With the news that the Massachusetts State Legislature plans to restore funding for Zoo New England here in Boston, I asked Doug Haslam, Senior public relations executive at SHIFT Communications here in Boston on his thoughts about the PR fallout regarding the whole episode.
John: Doug, what do you think of the tactics used in regaining funding for the zoo?
Doug: The barometer I usually go by with clients is, “Are they telling the truth or using scare tactics?” I’m not a big fan of people using scare tactics.
In Governor Deval Patrick’s statement over the weekend, he did state that the zoo had similar problems in the early 90's, and the Stone Zoo was closed down and the animals moved to the Franklin Park Zoo for a time. But my immediate reaction to the news had been, “this is terrible”, and as I read the stories more, I started to wonder if the Zoo had exaggerated the news about euthanizing animals, and wondered if that exaggeration would come to come back to bite them.
Again my barometer would be is what people say credible? Is this really going to happen? If people come back and challenge you on this, they call your bluff, are you prepared to back up the story? The Zoo’s re-statement on who would be responsible for euthanizing the animals seemed to indicate they had not got all the facts correct initially.
I was wondering if the public was being manipulated in this story, is the story just to purely manipulate people to tell their story, if so I would not like that, but if they were really up against the wall, then its okay.
John: The zoo issued a statement last week and a clarification over the weekend. However, this week Zoo officials were not available to speak to reporters or the public. How do you think they handled communications? Was it effective?

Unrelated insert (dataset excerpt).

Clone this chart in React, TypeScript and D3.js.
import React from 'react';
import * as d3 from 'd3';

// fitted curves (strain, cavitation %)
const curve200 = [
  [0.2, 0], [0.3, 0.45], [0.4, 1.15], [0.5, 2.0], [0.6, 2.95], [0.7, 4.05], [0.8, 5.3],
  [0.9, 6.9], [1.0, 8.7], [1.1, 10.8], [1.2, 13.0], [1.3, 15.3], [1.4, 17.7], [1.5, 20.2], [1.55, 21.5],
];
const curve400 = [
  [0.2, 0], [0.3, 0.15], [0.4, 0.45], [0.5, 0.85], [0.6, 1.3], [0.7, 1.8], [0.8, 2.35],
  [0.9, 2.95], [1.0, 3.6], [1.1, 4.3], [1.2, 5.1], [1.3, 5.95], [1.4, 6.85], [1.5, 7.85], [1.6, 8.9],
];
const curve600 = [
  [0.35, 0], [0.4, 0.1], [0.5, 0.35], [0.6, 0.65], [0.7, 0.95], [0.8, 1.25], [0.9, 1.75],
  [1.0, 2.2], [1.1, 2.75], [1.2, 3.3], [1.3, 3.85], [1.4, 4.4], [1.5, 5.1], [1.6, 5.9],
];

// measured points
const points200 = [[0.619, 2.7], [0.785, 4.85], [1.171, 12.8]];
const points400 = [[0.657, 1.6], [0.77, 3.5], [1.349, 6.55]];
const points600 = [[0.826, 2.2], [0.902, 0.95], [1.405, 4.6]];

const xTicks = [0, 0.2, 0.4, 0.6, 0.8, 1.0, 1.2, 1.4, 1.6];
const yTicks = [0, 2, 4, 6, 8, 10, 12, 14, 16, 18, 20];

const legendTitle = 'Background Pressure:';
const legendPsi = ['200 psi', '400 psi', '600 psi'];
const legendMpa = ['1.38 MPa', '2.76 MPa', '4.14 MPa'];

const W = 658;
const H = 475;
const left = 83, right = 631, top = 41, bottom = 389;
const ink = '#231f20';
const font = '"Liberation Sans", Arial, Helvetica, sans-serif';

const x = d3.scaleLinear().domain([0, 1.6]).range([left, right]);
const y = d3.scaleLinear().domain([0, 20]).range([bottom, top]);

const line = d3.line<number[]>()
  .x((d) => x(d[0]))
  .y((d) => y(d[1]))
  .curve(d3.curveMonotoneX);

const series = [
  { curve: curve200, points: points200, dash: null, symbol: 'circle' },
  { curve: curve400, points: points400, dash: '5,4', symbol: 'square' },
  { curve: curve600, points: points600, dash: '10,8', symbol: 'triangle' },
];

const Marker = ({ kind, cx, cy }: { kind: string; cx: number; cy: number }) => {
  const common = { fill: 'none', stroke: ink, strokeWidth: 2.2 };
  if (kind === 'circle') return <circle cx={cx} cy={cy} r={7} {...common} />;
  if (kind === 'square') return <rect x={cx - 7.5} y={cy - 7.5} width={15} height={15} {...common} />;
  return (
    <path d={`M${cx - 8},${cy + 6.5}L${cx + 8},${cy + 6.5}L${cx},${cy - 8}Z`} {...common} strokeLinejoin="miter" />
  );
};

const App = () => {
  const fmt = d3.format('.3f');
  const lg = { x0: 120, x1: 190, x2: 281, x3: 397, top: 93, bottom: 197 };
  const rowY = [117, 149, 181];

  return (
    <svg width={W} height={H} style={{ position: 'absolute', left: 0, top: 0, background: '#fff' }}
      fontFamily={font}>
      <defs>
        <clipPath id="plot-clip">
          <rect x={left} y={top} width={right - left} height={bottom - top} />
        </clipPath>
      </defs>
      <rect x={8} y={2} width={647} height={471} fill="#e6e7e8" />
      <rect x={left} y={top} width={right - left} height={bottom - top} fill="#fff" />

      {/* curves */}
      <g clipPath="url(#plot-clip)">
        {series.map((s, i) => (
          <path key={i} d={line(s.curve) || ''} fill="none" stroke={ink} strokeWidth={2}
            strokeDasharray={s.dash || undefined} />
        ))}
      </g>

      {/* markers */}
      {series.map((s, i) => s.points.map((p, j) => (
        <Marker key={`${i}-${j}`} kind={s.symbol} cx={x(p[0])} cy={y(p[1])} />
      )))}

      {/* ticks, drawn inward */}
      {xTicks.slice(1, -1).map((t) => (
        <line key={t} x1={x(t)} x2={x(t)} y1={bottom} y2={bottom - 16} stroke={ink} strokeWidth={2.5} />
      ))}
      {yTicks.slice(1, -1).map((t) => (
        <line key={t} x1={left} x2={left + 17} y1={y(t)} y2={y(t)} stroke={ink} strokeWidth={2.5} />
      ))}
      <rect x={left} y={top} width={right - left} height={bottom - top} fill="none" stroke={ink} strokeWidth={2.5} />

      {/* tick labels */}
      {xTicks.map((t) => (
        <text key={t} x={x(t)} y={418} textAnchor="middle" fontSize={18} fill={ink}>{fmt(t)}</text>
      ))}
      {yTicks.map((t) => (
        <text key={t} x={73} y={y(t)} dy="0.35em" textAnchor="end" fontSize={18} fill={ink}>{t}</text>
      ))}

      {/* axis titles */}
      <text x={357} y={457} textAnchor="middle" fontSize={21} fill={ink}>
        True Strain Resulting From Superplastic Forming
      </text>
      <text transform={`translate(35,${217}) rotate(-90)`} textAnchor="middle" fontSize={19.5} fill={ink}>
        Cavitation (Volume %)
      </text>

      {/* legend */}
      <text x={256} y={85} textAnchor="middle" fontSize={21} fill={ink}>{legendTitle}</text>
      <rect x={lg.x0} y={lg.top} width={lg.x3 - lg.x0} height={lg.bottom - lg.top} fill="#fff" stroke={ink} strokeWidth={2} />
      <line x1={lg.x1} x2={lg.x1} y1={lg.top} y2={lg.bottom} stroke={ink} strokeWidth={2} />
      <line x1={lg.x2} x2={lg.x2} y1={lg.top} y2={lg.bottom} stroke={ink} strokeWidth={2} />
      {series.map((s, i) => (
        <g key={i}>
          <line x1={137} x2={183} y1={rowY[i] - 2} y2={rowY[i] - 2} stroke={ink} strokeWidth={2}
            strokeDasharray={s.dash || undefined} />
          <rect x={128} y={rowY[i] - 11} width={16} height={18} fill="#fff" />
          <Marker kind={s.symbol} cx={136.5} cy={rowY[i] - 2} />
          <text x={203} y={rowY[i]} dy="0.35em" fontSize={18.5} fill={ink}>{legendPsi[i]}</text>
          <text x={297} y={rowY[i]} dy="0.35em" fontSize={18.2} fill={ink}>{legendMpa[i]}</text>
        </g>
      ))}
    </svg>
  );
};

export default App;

Doug: My standard rule for clients is you have to be available, if you are not available, people often assume you are guilty, the fact the zoo had to clarify can cast doubt in people’s minds. Apparently there was supposed to be an event celebrating two new donkeys at the Zoo on the 15th, but the event was canceled. If parents were going to take their kids to the zoo for that event, I don’t think you cancel it because of the discussion about economics, you still want to do the event, otherwise this is a cases of going into hiding and goes against what we tell people to do in PR.
John: Where they successful, or not successful?
Doug: If you measure their success by restoring funding, yes, but if you measure success by long term trust with public and the state legislature, Zoo New England’s relationship with Governor Deval Patrick may come back to bite either of them down the road.
John: What do you think the parties should do next?
Doug: Great to have some public moment where the Governor and Zoo President, John Linehan, stand up in public and say they have hashed out their differences, put the incident behind them, just to clear the air, I’d recommend they do a joint press conference or joint statement together.
John: Thanks Doug, great answers, and a really good PR case study on crisis communications!